### What is needed
Retype only the lines running from the line that contains "Recreate this image" to the line that contains "const yTicks = [-6, -4, -2, 0, 2, 4, 6, 8];", inclusive, and leave the pictures behind.

───── Data excerpts ─────

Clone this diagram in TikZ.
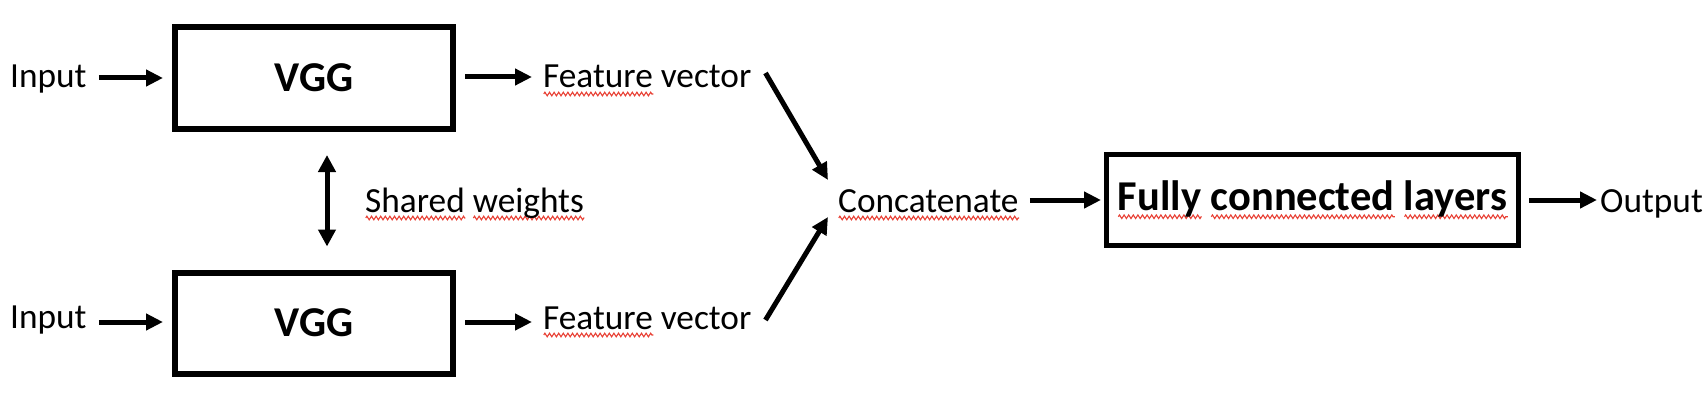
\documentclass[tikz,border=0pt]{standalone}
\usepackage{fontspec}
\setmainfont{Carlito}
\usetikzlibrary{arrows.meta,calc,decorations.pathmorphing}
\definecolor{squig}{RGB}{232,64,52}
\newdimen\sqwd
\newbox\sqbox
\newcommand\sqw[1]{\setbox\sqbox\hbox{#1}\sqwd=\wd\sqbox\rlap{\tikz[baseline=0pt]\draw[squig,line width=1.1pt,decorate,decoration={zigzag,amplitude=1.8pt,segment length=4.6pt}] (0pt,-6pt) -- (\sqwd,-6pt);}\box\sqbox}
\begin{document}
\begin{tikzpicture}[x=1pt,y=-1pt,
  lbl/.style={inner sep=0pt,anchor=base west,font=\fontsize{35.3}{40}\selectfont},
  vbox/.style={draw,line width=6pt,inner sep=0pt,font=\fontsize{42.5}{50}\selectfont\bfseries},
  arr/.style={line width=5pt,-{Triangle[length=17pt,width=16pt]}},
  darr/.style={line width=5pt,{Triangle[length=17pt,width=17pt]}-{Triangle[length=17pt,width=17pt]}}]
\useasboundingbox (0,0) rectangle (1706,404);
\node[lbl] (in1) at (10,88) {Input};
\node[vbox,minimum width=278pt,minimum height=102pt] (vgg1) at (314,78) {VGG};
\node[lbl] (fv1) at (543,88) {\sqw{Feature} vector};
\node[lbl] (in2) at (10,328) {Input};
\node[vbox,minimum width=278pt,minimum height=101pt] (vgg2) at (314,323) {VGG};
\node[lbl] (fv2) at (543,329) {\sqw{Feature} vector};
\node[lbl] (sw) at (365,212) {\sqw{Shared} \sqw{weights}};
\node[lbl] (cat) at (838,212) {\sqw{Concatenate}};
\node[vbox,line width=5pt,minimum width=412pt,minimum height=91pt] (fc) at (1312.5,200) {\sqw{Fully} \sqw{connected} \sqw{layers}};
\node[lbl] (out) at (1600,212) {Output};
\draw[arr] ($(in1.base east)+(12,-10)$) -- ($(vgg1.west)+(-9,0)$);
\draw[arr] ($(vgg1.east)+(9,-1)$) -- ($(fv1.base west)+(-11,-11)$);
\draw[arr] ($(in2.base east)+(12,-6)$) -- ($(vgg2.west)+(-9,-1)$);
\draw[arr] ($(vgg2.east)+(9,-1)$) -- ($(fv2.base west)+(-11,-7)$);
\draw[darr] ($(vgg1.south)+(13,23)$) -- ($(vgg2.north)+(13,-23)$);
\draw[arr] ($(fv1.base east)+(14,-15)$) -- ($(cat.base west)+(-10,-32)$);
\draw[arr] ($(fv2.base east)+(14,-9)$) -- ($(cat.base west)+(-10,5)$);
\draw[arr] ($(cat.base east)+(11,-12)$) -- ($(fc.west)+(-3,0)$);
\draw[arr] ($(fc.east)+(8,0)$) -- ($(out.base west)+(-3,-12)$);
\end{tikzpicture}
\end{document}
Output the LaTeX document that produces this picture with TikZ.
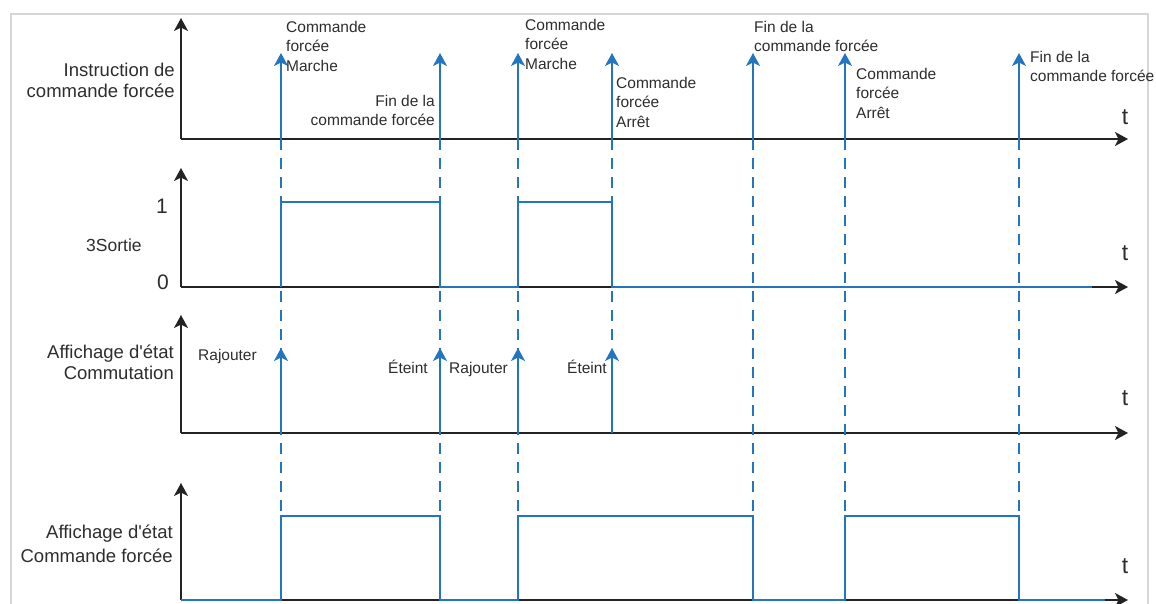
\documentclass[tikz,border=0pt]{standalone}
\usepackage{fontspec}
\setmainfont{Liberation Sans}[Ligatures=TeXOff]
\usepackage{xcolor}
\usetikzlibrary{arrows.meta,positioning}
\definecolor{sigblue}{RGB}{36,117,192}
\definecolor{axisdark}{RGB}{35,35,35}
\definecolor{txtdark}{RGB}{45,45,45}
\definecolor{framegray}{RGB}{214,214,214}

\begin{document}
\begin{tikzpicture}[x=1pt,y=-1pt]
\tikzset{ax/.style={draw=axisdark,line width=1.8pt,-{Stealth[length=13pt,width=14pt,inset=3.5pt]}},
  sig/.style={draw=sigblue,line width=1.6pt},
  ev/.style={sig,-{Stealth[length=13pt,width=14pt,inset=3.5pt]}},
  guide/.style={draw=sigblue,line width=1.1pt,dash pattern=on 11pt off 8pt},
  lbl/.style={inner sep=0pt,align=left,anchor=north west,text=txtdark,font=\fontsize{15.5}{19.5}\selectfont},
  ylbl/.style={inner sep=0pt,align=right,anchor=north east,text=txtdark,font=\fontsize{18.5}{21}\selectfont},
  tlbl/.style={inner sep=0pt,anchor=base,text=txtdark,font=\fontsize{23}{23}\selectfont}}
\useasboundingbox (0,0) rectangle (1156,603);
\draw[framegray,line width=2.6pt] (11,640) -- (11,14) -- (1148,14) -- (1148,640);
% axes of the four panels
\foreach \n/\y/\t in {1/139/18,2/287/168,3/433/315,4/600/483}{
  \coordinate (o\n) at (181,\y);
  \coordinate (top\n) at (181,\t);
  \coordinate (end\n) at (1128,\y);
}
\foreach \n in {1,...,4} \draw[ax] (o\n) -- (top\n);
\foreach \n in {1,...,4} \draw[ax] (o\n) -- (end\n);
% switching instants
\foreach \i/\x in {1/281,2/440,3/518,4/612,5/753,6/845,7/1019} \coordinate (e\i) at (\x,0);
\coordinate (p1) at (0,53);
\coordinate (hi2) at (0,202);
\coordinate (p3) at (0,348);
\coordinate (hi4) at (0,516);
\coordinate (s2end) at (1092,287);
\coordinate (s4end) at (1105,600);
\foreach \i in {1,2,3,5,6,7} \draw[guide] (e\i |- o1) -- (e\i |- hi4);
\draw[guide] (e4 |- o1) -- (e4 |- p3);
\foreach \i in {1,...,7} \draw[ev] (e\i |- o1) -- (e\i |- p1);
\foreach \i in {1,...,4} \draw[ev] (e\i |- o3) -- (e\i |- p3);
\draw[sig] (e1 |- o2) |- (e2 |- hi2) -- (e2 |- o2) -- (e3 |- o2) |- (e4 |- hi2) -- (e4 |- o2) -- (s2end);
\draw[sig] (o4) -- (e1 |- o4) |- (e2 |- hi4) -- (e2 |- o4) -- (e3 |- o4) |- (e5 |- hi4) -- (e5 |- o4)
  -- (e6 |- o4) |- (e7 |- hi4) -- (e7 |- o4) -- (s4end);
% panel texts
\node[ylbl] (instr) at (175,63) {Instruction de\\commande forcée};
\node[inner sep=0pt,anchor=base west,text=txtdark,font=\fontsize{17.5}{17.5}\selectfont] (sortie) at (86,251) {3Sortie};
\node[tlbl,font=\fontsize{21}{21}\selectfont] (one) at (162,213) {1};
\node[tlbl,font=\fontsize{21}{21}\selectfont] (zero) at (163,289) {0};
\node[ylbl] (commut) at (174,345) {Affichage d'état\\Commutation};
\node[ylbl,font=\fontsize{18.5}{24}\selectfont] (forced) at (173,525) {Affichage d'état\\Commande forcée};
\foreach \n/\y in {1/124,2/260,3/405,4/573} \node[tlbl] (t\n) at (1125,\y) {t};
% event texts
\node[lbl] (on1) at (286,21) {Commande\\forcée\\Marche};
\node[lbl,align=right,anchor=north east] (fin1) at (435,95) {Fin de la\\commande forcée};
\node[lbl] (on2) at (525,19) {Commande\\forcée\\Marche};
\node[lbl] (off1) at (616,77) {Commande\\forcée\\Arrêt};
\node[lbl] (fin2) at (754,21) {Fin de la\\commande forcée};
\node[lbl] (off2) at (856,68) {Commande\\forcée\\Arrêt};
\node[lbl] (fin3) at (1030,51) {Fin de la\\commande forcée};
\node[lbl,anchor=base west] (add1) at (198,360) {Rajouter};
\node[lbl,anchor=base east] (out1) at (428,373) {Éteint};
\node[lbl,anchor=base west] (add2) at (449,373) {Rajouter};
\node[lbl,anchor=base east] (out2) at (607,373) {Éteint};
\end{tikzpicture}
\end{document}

─────
───── Data excerpts ─────

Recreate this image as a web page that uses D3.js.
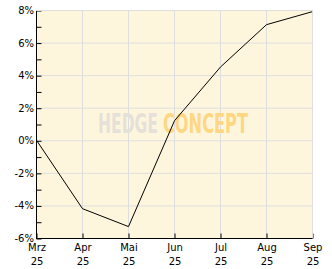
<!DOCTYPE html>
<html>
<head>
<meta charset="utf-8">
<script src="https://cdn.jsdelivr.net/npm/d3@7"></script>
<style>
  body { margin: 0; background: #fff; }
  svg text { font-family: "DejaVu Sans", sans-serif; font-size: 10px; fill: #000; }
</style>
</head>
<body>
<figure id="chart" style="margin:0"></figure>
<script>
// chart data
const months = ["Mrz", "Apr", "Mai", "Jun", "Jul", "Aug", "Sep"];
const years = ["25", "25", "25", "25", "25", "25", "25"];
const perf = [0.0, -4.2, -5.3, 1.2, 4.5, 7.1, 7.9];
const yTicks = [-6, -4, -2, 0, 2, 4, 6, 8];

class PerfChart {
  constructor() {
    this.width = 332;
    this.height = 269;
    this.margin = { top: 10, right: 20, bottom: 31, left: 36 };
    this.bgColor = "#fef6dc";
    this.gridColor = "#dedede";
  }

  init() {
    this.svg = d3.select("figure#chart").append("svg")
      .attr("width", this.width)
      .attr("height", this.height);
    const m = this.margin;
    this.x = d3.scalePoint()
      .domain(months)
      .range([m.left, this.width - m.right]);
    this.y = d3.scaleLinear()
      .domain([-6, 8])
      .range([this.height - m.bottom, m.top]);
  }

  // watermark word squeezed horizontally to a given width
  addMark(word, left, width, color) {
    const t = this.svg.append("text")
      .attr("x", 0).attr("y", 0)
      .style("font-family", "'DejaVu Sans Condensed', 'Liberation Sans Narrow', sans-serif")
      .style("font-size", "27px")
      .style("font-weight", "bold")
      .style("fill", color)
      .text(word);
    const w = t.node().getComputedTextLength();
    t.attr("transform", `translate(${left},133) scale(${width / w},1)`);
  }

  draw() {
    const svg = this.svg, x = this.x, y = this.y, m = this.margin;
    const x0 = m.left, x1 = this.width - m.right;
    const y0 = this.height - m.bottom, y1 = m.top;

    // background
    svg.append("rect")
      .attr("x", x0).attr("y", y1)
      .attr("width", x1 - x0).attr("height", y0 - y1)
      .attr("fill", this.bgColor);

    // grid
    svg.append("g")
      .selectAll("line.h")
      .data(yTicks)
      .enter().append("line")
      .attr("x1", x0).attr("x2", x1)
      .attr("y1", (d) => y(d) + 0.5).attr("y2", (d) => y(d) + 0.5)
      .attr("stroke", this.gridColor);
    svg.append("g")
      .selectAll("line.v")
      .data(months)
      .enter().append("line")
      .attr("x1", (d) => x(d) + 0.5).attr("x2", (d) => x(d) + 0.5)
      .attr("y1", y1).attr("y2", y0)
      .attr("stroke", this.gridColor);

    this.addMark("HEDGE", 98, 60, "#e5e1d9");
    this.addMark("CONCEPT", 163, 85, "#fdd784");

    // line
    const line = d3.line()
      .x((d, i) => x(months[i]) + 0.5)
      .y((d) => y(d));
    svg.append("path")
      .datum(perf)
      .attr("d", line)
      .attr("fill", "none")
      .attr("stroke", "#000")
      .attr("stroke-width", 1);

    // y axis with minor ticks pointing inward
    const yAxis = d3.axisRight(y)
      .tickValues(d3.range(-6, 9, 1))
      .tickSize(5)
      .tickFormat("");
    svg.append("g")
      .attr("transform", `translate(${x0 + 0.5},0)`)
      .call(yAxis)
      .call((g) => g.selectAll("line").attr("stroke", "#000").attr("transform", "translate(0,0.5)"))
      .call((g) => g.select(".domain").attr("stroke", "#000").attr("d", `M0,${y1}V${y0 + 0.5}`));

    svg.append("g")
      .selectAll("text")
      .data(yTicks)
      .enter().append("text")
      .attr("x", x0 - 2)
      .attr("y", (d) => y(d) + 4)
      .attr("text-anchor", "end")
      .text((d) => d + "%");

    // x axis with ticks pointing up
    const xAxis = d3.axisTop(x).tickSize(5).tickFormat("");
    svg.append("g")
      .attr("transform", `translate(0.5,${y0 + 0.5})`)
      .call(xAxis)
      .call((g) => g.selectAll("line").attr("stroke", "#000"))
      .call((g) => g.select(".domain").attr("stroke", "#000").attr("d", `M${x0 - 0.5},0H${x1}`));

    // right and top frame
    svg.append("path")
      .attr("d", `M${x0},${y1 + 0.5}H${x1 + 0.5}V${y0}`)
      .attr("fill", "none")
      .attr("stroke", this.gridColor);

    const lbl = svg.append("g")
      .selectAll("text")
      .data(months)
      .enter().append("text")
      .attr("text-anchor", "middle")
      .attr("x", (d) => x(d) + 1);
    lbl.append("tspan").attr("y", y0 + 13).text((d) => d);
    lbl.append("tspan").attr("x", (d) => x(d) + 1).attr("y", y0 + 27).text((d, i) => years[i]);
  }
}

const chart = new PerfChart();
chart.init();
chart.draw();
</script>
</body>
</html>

─────

### Response below
Recreate this image as a web page that uses D3.js.
<!DOCTYPE html>
<html>
<head>
<meta charset="utf-8">
<script src="https://cdn.jsdelivr.net/npm/d3@7"></script>
<style>
  body { margin: 0; background: #fff; }
  svg text { font-family: "DejaVu Sans", sans-serif; font-size: 10px; fill: #000; }
</style>
</head>
<body>
<figure id="chart" style="margin:0"></figure>
<script>
// chart data
const months = ["Mrz", "Apr", "Mai", "Jun", "Jul", "Aug", "Sep"];
const years = ["25", "25", "25", "25", "25", "25", "25"];
const perf = [0.0, -4.2, -5.3, 1.2, 4.5, 7.1, 7.9];
const yTicks = [-6, -4, -2, 0, 2, 4, 6, 8];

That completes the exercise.